Outremont’s Proposed Ban on “Places of Worship” Reeks with Discrimination
Lire cet article en français "L’interdiction sur les « Lieux de culte » proposée par Outremont empeste la discrimination"
Many Outremont residents, Jews and non-Jews alike, feel that the ban against places of worship (lieux de culte) currently being introduced by the borough of Outremont smacks with outright discrimination and intolerance. They see this as yet another one of those restrictive bylaws enacted by the borough of Outremont over the past decade that attempts to inhibit and restrict the Hassidic Jewish residents of Outremont.
The “zone” left open is laughable & insulting
Although the borough claims it is “only” banning new places of worship on Bernard and Laurier, in reality it is effectively banning them in the entire borough of Outremont. As it stands, the only locations permitted to create new places of worship WAS on Bernard and Laurier, and now the borough wants to revoke even that.
Claiming it is not an “all out” ban on all places of worship because the proposal includes a “designated zone” where places of worship will be permitted, is farcical and insulting. This zone, the size of a quarter street block, with 3 active commercial buildings occupying its space, can barely be considered “a zone” designated for places of worship.
Places of worship were not “multiplying” as some media implied. Neither is there any truth to this flyer‘s (distributed to Outremont doors) sly accusation that there are already five Jewish religious places on Bernard.
In fact, in the entire territory of Outremont there is only a total of four synagogues. The most recent new place of worship in Outremont was opened over 17 years ago. Since then not a single new place of worship has been established in Outremont. Not Christian, not Jewish and not Muslim.
So the question is why now?
One of the pretenses the borough is using to answer the “why now” question, is that “many other boroughs are currently implementing similar restrictions as a follow up to 2009 Conseil Interculturel de Montréal (CIM) report on lieux de culte“.
Interestingly, however, Outremont’s banning began years ago. Until 1999, Van Horne was zoned to permit places of worship. It enacted its first ban after the synagogue ”Amour pour Israël” purchased an abandoned building on Van Horne corner Durocher and got their permit. The borough’s response? They enacted a ban for places of worship on ALL of Van Horne.

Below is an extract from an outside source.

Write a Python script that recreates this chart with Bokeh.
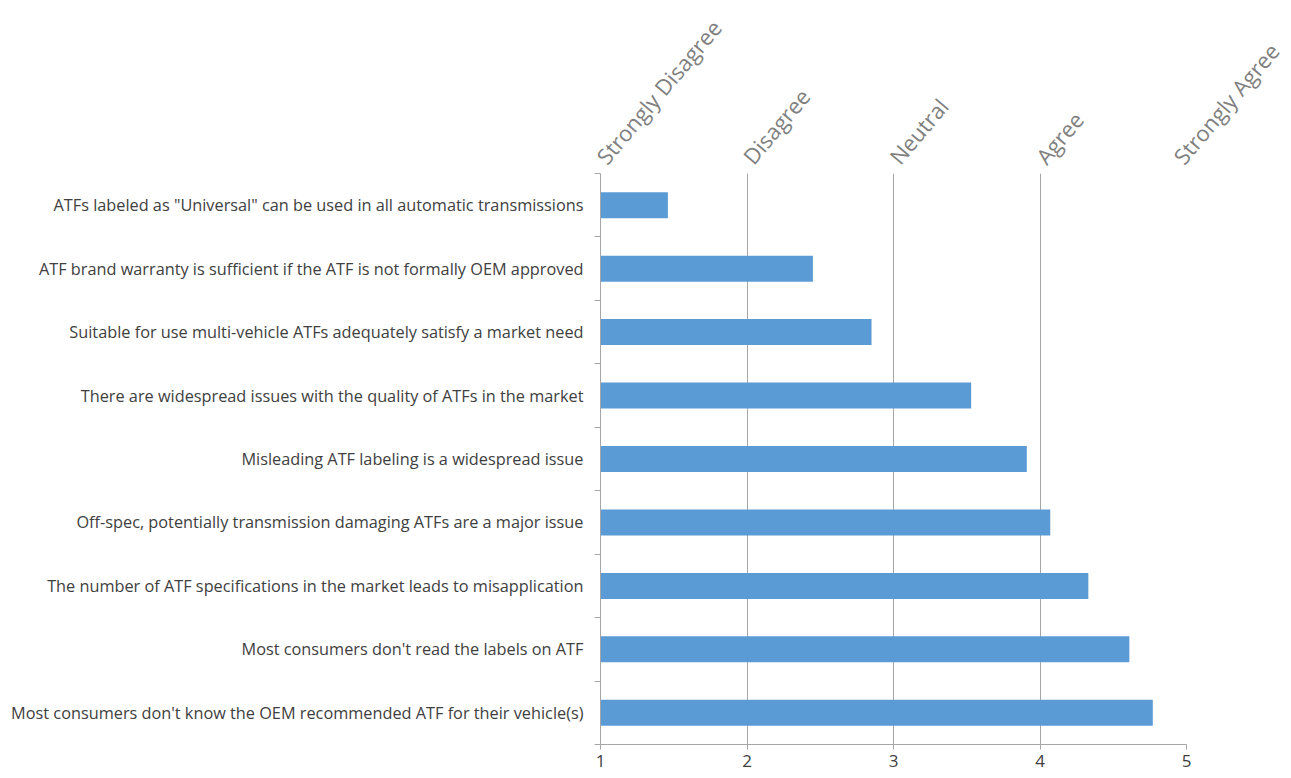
from bokeh.plotting import figure
from bokeh.models import Range1d, LinearAxis, FixedTicker
from bokeh.embed import file_html
from bokeh.resources import INLINE

categories = [
    'ATFs labeled as "Universal" can be used in all automatic transmissions',
    "ATF brand warranty is sufficient if the ATF is not formally OEM approved",
    "Suitable for use multi-vehicle ATFs adequately satisfy a market need",
    "There are widespread issues with the quality of ATFs in the market",
    "Misleading ATF labeling is a widespread issue",
    "Off-spec, potentially transmission damaging ATFs are a major issue",
    "The number of ATF specifications in the market leads to misapplication",
    "Most consumers don't read the labels on ATF",
    "Most consumers don't know the OEM recommended ATF for their vehicle(s)",
]
values = [1.46, 2.45, 2.85, 3.53, 3.91, 4.07, 4.33, 4.61, 4.77]
scale_ticks = [1, 2, 3, 4, 5]
scale_labels = ["Strongly Disagree", "Disagree", "Neutral", "Agree", "Strongly Agree"]

n = len(categories)
ys = [n - i - 0.5 for i in range(n)]

FONT = "Open Sans"

p = figure(width=1285, height=775, output_backend="svg", toolbar_location=None,
           x_range=Range1d(1, 5), y_range=Range1d(0, n),
           x_axis_location="below", y_axis_location="left",
           min_border_left=600, min_border_right=99, min_border_top=173, min_border_bottom=31)
p.outline_line_color = None
p.background_fill_color = "white"
p.border_fill_color = "white"

p.hbar(y=ys, left=1, right=values, height=0.41, fill_color="#5B9BD5", line_color=None)

# bottom axis
xa = p.xaxis[0]
xa.ticker = FixedTicker(ticks=scale_ticks)
xa.axis_line_color = "#a6a6a6"
xa.major_tick_line_color = "#a6a6a6"
xa.major_tick_out = 5
xa.major_tick_in = 0
xa.minor_tick_line_color = None
xa.major_label_text_font = FONT
xa.major_label_text_font_size = "17px"
xa.major_label_text_color = "#404040"
xa.major_label_standoff = 5

# left axis
ya = p.yaxis[0]
ya.ticker = FixedTicker(ticks=ys, minor_ticks=list(range(n + 1)))
ya.major_label_overrides = {y: c for y, c in zip(ys, categories)}
ya.axis_line_color = "#a6a6a6"
ya.major_tick_line_color = None
ya.minor_tick_line_color = "#a6a6a6"
ya.minor_tick_out = 6
ya.minor_tick_in = 0
ya.major_label_text_font = FONT
ya.major_label_text_font_size = "16.3px"
ya.major_label_text_color = "#404040"
ya.major_label_standoff = 11

# top axis with scale names
top = LinearAxis(ticker=FixedTicker(ticks=scale_ticks),
                 major_label_overrides={t: s for t, s in zip(scale_ticks, scale_labels)})
top.axis_line_color = None
top.major_tick_line_color = None
top.minor_tick_line_color = None
top.major_label_orientation = 0.87
top.major_label_text_font = FONT
top.major_label_text_font_size = "22px"
top.major_label_text_color = "#808080"
top.major_label_standoff = 7
p.add_layout(top, "above")

p.xgrid.ticker = FixedTicker(ticks=scale_ticks)
p.xgrid.grid_line_color = "#a6a6a6"
p.ygrid.grid_line_color = None

open("out.html", "w").write(file_html(p, INLINE))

Sadly, this pattern is repeating itself today. Now that Mifal Hashas has received their permit for a place of worship in an abandoned storefront on Bernard corner Champagneur, walla, all of sudden the borough decides it is time to ban places of worship on rue Bernard.
Will the ban revitalize commerce on Bernard?
The only logical reason the borough can come up with to as why they are so urgently to ban places of worship on Bernard is that the local commerce is dying and allowing places of worship won’t be “helpful” to the commerce. While at first glance this argument might sound reasonable, it doesn’t hold water for the following reasons:
- The borough did not bother to conduct a study or consult with any professional opinion as to if or how places of worship may affect commerce.
- The borough did not consult with merchants about their concerns nor with residents about their needs.
- The facts on the ground in Mile End proves Outremont wrong. In spite of the synagogues on Parc between Bernard and Van Horne, business is bustling, with new stores and cafés opening up in long abandoned store fronts.
- Last but not least, in a 2006 statement regarding the Amour pour Israel synagogue, Outremont stated that “...the disappearance of an abandoned building will contribute to the revitalization of the Van Horne Avenue.“
It is obvious to us this ban is not about revitalizing Bernard nor implementing recommendations of CIM. As we’ve seen in the past, its about a small but vociferous group, led by known instigators, who have taken the opportunity to once again instill fear and loathing against the Hasidic Jewish community of Outremont. Opportunistically seizing upon the pretense of Mifal Hashas obtaining a permit, they are eager to yet again foist a restrictive bylaw on the Jewish community.